▸ **Source excerpt**

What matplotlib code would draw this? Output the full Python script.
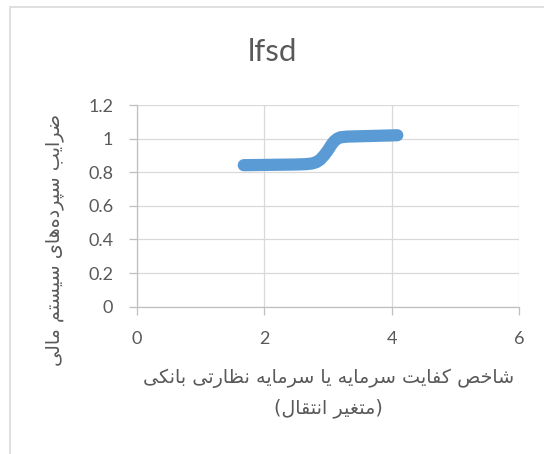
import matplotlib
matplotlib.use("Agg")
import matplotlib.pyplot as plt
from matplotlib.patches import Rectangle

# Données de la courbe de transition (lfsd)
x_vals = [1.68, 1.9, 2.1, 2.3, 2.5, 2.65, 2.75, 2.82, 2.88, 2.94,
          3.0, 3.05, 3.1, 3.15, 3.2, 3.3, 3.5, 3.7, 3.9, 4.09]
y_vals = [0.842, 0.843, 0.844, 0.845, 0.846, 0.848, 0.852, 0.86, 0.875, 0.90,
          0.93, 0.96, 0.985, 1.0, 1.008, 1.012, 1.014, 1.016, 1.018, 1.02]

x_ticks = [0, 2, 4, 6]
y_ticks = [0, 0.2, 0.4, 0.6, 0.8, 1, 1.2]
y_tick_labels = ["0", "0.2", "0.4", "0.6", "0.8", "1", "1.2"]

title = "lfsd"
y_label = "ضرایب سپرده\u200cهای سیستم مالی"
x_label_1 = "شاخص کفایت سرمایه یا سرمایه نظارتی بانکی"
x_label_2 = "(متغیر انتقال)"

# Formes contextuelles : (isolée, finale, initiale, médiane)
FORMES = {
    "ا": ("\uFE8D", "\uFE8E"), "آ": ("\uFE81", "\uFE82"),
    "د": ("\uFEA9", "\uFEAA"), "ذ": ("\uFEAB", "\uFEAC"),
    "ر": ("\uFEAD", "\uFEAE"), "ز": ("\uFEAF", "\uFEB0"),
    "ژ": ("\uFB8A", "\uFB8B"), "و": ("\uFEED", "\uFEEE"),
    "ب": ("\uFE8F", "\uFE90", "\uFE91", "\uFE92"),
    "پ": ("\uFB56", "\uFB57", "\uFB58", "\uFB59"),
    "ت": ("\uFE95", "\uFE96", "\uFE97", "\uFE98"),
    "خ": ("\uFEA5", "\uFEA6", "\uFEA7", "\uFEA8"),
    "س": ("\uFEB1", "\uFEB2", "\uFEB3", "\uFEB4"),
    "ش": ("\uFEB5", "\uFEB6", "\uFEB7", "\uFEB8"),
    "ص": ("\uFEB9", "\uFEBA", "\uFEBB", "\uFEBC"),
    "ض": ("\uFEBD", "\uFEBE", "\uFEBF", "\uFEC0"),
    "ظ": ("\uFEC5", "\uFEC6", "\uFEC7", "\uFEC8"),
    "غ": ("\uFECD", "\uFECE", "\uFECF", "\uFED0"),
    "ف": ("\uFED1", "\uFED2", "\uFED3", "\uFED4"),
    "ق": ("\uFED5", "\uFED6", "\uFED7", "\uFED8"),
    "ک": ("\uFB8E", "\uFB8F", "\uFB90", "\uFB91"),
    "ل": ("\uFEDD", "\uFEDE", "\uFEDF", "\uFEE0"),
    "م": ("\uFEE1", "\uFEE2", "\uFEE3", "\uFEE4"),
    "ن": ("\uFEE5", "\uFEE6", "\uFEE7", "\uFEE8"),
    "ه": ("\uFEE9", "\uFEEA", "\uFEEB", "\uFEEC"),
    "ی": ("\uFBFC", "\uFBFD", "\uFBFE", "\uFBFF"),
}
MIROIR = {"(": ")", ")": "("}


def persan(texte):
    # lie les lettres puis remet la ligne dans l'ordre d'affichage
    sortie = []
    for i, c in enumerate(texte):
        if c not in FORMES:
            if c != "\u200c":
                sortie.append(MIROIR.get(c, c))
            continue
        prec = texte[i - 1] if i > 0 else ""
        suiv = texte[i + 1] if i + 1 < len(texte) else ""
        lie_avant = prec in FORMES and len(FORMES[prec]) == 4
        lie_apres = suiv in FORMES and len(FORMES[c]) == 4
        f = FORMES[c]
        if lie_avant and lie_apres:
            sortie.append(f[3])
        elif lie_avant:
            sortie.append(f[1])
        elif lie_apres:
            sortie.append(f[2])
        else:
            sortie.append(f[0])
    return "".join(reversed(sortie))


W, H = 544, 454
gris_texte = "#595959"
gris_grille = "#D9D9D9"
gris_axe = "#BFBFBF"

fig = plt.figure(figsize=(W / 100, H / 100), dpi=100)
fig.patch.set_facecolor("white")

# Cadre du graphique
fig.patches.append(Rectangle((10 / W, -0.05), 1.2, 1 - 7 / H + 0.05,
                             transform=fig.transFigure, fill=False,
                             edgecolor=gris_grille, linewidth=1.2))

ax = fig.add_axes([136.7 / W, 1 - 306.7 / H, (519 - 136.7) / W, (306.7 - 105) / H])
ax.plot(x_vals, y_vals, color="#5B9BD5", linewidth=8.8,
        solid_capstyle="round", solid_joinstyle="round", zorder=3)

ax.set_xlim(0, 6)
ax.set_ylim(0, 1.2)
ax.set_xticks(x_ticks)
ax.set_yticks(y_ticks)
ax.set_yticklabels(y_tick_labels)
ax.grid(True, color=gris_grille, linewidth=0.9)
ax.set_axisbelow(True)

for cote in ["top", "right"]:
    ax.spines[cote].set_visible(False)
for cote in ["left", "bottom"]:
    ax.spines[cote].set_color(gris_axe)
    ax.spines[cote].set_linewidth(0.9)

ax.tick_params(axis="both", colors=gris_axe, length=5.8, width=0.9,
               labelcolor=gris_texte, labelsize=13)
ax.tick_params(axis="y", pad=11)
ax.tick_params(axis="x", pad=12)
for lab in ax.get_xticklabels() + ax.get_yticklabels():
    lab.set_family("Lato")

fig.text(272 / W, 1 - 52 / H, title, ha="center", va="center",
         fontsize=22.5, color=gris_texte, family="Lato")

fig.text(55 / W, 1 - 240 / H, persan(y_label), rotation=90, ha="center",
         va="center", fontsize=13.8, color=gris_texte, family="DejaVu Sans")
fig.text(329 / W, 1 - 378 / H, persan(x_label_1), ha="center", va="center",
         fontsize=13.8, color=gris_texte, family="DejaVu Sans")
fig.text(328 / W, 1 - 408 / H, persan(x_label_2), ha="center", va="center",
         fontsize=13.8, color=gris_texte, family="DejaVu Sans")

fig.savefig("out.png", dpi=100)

▸ **Task statement**
Print the full listing exactly, dropping the pictures.

▸ **Answer to this problem**
What matplotlib code would draw this? Output the full Python script.
import matplotlib
matplotlib.use("Agg")
import matplotlib.pyplot as plt
from matplotlib.patches import Rectangle

# Données de la courbe de transition (lfsd)
x_vals = [1.68, 1.9, 2.1, 2.3, 2.5, 2.65, 2.75, 2.82, 2.88, 2.94,
          3.0, 3.05, 3.1, 3.15, 3.2, 3.3, 3.5, 3.7, 3.9, 4.09]
y_vals = [0.842, 0.843, 0.844, 0.845, 0.846, 0.848, 0.852, 0.86, 0.875, 0.90,
          0.93, 0.96, 0.985, 1.0, 1.008, 1.012, 1.014, 1.016, 1.018, 1.02]

x_ticks = [0, 2, 4, 6]
y_ticks = [0, 0.2, 0.4, 0.6, 0.8, 1, 1.2]
y_tick_labels = ["0", "0.2", "0.4", "0.6", "0.8", "1", "1.2"]

title = "lfsd"
y_label = "ضرایب سپرده\u200cهای سیستم مالی"
x_label_1 = "شاخص کفایت سرمایه یا سرمایه نظارتی بانکی"
x_label_2 = "(متغیر انتقال)"

# Formes contextuelles : (isolée, finale, initiale, médiane)
FORMES = {
    "ا": ("\uFE8D", "\uFE8E"), "آ": ("\uFE81", "\uFE82"),
    "د": ("\uFEA9", "\uFEAA"), "ذ": ("\uFEAB", "\uFEAC"),
    "ر": ("\uFEAD", "\uFEAE"), "ز": ("\uFEAF", "\uFEB0"),
    "ژ": ("\uFB8A", "\uFB8B"), "و": ("\uFEED", "\uFEEE"),
    "ب": ("\uFE8F", "\uFE90", "\uFE91", "\uFE92"),
    "پ": ("\uFB56", "\uFB57", "\uFB58", "\uFB59"),
    "ت": ("\uFE95", "\uFE96", "\uFE97", "\uFE98"),
    "خ": ("\uFEA5", "\uFEA6", "\uFEA7", "\uFEA8"),
    "س": ("\uFEB1", "\uFEB2", "\uFEB3", "\uFEB4"),
    "ش": ("\uFEB5", "\uFEB6", "\uFEB7", "\uFEB8"),
    "ص": ("\uFEB9", "\uFEBA", "\uFEBB", "\uFEBC"),
    "ض": ("\uFEBD", "\uFEBE", "\uFEBF", "\uFEC0"),
    "ظ": ("\uFEC5", "\uFEC6", "\uFEC7", "\uFEC8"),
    "غ": ("\uFECD", "\uFECE", "\uFECF", "\uFED0"),
    "ف": ("\uFED1", "\uFED2", "\uFED3", "\uFED4"),
    "ق": ("\uFED5", "\uFED6", "\uFED7", "\uFED8"),
    "ک": ("\uFB8E", "\uFB8F", "\uFB90", "\uFB91"),
    "ل": ("\uFEDD", "\uFEDE", "\uFEDF", "\uFEE0"),
    "م": ("\uFEE1", "\uFEE2", "\uFEE3", "\uFEE4"),
    "ن": ("\uFEE5", "\uFEE6", "\uFEE7", "\uFEE8"),
    "ه": ("\uFEE9", "\uFEEA", "\uFEEB", "\uFEEC"),
    "ی": ("\uFBFC", "\uFBFD", "\uFBFE", "\uFBFF"),
}
MIROIR = {"(": ")", ")": "("}


def persan(texte):
    # lie les lettres puis remet la ligne dans l'ordre d'affichage
    sortie = []
    for i, c in enumerate(texte):
        if c not in FORMES:
            if c != "\u200c":
                sortie.append(MIROIR.get(c, c))
            continue
        prec = texte[i - 1] if i > 0 else ""
        suiv = texte[i + 1] if i + 1 < len(texte) else ""
        lie_avant = prec in FORMES and len(FORMES[prec]) == 4
        lie_apres = suiv in FORMES and len(FORMES[c]) == 4
        f = FORMES[c]
        if lie_avant and lie_apres:
            sortie.append(f[3])
        elif lie_avant:
            sortie.append(f[1])
        elif lie_apres:
            sortie.append(f[2])
        else:
            sortie.append(f[0])
    return "".join(reversed(sortie))


W, H = 544, 454
gris_texte = "#595959"
gris_grille = "#D9D9D9"
gris_axe = "#BFBFBF"

fig = plt.figure(figsize=(W / 100, H / 100), dpi=100)
fig.patch.set_facecolor("white")

# Cadre du graphique
fig.patches.append(Rectangle((10 / W, -0.05), 1.2, 1 - 7 / H + 0.05,
                             transform=fig.transFigure, fill=False,
                             edgecolor=gris_grille, linewidth=1.2))

ax = fig.add_axes([136.7 / W, 1 - 306.7 / H, (519 - 136.7) / W, (306.7 - 105) / H])
ax.plot(x_vals, y_vals, color="#5B9BD5", linewidth=8.8,
        solid_capstyle="round", solid_joinstyle="round", zorder=3)

ax.set_xlim(0, 6)
ax.set_ylim(0, 1.2)
ax.set_xticks(x_ticks)
ax.set_yticks(y_ticks)
ax.set_yticklabels(y_tick_labels)
ax.grid(True, color=gris_grille, linewidth=0.9)
ax.set_axisbelow(True)

for cote in ["top", "right"]:
    ax.spines[cote].set_visible(False)
for cote in ["left", "bottom"]:
    ax.spines[cote].set_color(gris_axe)
    ax.spines[cote].set_linewidth(0.9)

ax.tick_params(axis="both", colors=gris_axe, length=5.8, width=0.9,
               labelcolor=gris_texte, labelsize=13)
ax.tick_params(axis="y", pad=11)
ax.tick_params(axis="x", pad=12)
for lab in ax.get_xticklabels() + ax.get_yticklabels():
    lab.set_family("Lato")

fig.text(272 / W, 1 - 52 / H, title, ha="center", va="center",
         fontsize=22.5, color=gris_texte, family="Lato")

fig.text(55 / W, 1 - 240 / H, persan(y_label), rotation=90, ha="center",
         va="center", fontsize=13.8, color=gris_texte, family="DejaVu Sans")
fig.text(329 / W, 1 - 378 / H, persan(x_label_1), ha="center", va="center",
         fontsize=13.8, color=gris_texte, family="DejaVu Sans")
fig.text(328 / W, 1 - 408 / H, persan(x_label_2), ha="center", va="center",
         fontsize=13.8, color=gris_texte, family="DejaVu Sans")

fig.savefig("out.png", dpi=100)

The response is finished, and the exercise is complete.